Write out the data below exactly as given, without any of its pictures.
═══ SUPPLIED DATA
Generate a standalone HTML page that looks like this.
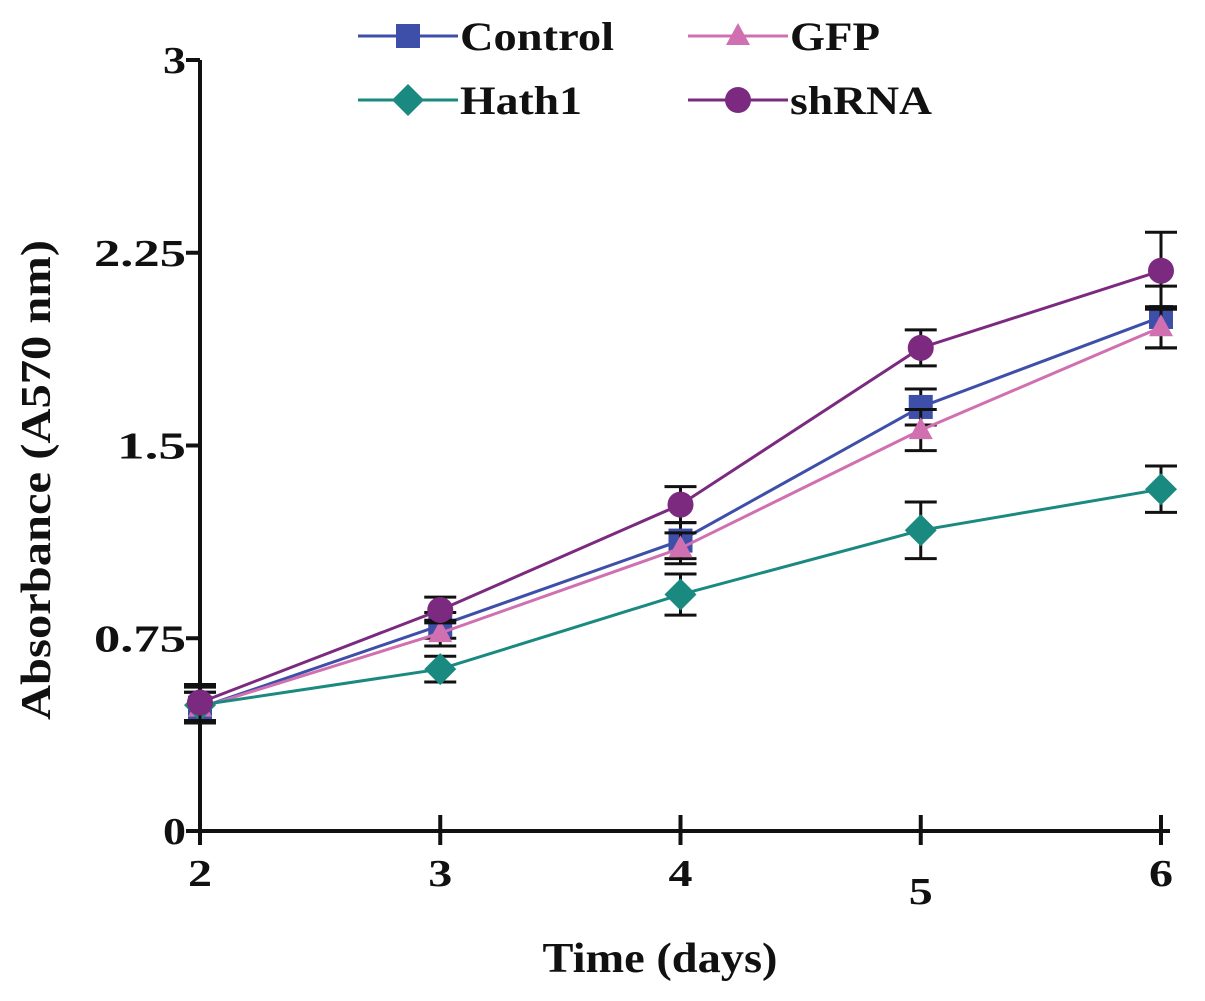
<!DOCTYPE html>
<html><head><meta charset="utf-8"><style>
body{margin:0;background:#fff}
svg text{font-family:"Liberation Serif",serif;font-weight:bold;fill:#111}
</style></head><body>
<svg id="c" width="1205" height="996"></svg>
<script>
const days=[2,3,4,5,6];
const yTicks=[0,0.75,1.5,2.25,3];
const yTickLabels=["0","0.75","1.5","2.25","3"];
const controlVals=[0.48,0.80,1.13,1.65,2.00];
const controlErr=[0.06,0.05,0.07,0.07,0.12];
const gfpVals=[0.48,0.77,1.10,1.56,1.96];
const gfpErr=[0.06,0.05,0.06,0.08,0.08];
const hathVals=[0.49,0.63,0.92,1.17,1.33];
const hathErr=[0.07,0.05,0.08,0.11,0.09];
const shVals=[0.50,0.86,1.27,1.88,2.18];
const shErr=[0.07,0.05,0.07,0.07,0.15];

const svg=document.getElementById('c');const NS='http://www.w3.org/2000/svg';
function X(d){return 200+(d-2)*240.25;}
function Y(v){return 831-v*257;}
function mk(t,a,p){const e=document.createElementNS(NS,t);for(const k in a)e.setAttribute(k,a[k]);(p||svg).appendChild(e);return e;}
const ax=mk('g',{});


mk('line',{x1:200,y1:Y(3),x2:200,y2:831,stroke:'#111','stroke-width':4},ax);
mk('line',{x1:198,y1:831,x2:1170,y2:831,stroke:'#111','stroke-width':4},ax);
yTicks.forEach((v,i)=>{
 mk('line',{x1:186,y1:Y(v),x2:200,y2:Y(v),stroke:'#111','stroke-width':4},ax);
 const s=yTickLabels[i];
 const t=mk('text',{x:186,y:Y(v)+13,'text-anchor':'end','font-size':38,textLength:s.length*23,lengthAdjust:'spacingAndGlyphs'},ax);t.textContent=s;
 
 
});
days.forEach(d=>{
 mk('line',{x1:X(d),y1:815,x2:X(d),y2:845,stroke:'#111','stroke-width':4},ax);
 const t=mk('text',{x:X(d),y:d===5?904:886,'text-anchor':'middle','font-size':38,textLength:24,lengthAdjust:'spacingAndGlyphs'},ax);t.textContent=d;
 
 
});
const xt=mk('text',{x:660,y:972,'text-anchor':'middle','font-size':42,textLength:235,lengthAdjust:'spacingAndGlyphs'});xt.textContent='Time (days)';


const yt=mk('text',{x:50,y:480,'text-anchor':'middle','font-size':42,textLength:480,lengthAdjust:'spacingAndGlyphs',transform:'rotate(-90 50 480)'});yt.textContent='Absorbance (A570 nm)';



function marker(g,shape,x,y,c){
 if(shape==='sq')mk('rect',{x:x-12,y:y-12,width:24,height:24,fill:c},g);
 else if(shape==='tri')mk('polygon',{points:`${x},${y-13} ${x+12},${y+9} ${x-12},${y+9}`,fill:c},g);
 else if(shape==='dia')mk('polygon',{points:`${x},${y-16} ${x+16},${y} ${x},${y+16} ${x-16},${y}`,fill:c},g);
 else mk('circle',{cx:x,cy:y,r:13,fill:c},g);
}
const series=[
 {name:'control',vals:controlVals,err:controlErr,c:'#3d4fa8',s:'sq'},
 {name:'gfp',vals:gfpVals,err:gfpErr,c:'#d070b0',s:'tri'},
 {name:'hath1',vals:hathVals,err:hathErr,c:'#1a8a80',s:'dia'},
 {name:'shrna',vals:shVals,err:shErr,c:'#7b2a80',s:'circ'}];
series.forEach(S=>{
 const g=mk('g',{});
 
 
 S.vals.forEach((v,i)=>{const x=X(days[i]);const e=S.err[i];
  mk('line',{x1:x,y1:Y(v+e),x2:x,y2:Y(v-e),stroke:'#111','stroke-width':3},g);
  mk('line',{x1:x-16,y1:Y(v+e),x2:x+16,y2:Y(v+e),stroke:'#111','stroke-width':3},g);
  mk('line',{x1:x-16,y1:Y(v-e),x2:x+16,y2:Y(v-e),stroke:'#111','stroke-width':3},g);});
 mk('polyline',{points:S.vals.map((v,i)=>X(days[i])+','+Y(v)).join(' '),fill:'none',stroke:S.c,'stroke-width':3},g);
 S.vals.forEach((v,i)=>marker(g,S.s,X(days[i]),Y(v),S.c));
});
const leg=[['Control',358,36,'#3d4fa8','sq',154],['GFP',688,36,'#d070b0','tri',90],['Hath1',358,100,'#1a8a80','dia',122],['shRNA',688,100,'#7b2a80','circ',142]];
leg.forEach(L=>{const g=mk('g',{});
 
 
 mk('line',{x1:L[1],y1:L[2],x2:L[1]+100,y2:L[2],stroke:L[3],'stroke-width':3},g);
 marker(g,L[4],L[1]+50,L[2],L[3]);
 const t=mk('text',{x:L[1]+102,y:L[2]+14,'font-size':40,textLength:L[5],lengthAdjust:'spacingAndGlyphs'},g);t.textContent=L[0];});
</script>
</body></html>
══════
[RESPONSE BELOW]
Generate a standalone HTML page that looks like this.
<!DOCTYPE html>
<html><head><meta charset="utf-8"><style>
body{margin:0;background:#fff}
svg text{font-family:"Liberation Serif",serif;font-weight:bold;fill:#111}
</style></head><body>
<svg id="c" width="1205" height="996"></svg>
<script>
const days=[2,3,4,5,6];
const yTicks=[0,0.75,1.5,2.25,3];
const yTickLabels=["0","0.75","1.5","2.25","3"];
const controlVals=[0.48,0.80,1.13,1.65,2.00];
const controlErr=[0.06,0.05,0.07,0.07,0.12];
const gfpVals=[0.48,0.77,1.10,1.56,1.96];
const gfpErr=[0.06,0.05,0.06,0.08,0.08];
const hathVals=[0.49,0.63,0.92,1.17,1.33];
const hathErr=[0.07,0.05,0.08,0.11,0.09];
const shVals=[0.50,0.86,1.27,1.88,2.18];
const shErr=[0.07,0.05,0.07,0.07,0.15];

const svg=document.getElementById('c');const NS='http://www.w3.org/2000/svg';
function X(d){return 200+(d-2)*240.25;}
function Y(v){return 831-v*257;}
function mk(t,a,p){const e=document.createElementNS(NS,t);for(const k in a)e.setAttribute(k,a[k]);(p||svg).appendChild(e);return e;}
const ax=mk('g',{});


mk('line',{x1:200,y1:Y(3),x2:200,y2:831,stroke:'#111','stroke-width':4},ax);
mk('line',{x1:198,y1:831,x2:1170,y2:831,stroke:'#111','stroke-width':4},ax);
yTicks.forEach((v,i)=>{
 mk('line',{x1:186,y1:Y(v),x2:200,y2:Y(v),stroke:'#111','stroke-width':4},ax);
 const s=yTickLabels[i];
 const t=mk('text',{x:186,y:Y(v)+13,'text-anchor':'end','font-size':38,textLength:s.length*23,lengthAdjust:'spacingAndGlyphs'},ax);t.textContent=s;
 
 
});
days.forEach(d=>{
 mk('line',{x1:X(d),y1:815,x2:X(d),y2:845,stroke:'#111','stroke-width':4},ax);
 const t=mk('text',{x:X(d),y:d===5?904:886,'text-anchor':'middle','font-size':38,textLength:24,lengthAdjust:'spacingAndGlyphs'},ax);t.textContent=d;
 
 
});
const xt=mk('text',{x:660,y:972,'text-anchor':'middle','font-size':42,textLength:235,lengthAdjust:'spacingAndGlyphs'});xt.textContent='Time (days)';


const yt=mk('text',{x:50,y:480,'text-anchor':'middle','font-size':42,textLength:480,lengthAdjust:'spacingAndGlyphs',transform:'rotate(-90 50 480)'});yt.textContent='Absorbance (A570 nm)';



function marker(g,shape,x,y,c){
 if(shape==='sq')mk('rect',{x:x-12,y:y-12,width:24,height:24,fill:c},g);
 else if(shape==='tri')mk('polygon',{points:`${x},${y-13} ${x+12},${y+9} ${x-12},${y+9}`,fill:c},g);
 else if(shape==='dia')mk('polygon',{points:`${x},${y-16} ${x+16},${y} ${x},${y+16} ${x-16},${y}`,fill:c},g);
 else mk('circle',{cx:x,cy:y,r:13,fill:c},g);
}
const series=[
 {name:'control',vals:controlVals,err:controlErr,c:'#3d4fa8',s:'sq'},
 {name:'gfp',vals:gfpVals,err:gfpErr,c:'#d070b0',s:'tri'},
 {name:'hath1',vals:hathVals,err:hathErr,c:'#1a8a80',s:'dia'},
 {name:'shrna',vals:shVals,err:shErr,c:'#7b2a80',s:'circ'}];
series.forEach(S=>{
 const g=mk('g',{});
 
 
 S.vals.forEach((v,i)=>{const x=X(days[i]);const e=S.err[i];
  mk('line',{x1:x,y1:Y(v+e),x2:x,y2:Y(v-e),stroke:'#111','stroke-width':3},g);
  mk('line',{x1:x-16,y1:Y(v+e),x2:x+16,y2:Y(v+e),stroke:'#111','stroke-width':3},g);
  mk('line',{x1:x-16,y1:Y(v-e),x2:x+16,y2:Y(v-e),stroke:'#111','stroke-width':3},g);});
 mk('polyline',{points:S.vals.map((v,i)=>X(days[i])+','+Y(v)).join(' '),fill:'none',stroke:S.c,'stroke-width':3},g);
 S.vals.forEach((v,i)=>marker(g,S.s,X(days[i]),Y(v),S.c));
});
const leg=[['Control',358,36,'#3d4fa8','sq',154],['GFP',688,36,'#d070b0','tri',90],['Hath1',358,100,'#1a8a80','dia',122],['shRNA',688,100,'#7b2a80','circ',142]];
leg.forEach(L=>{const g=mk('g',{});
 
 
 mk('line',{x1:L[1],y1:L[2],x2:L[1]+100,y2:L[2],stroke:L[3],'stroke-width':3},g);
 marker(g,L[4],L[1]+50,L[2],L[3]);
 const t=mk('text',{x:L[1]+102,y:L[2]+14,'font-size':40,textLength:L[5],lengthAdjust:'spacingAndGlyphs'},g);t.textContent=L[0];});
</script>
</body></html>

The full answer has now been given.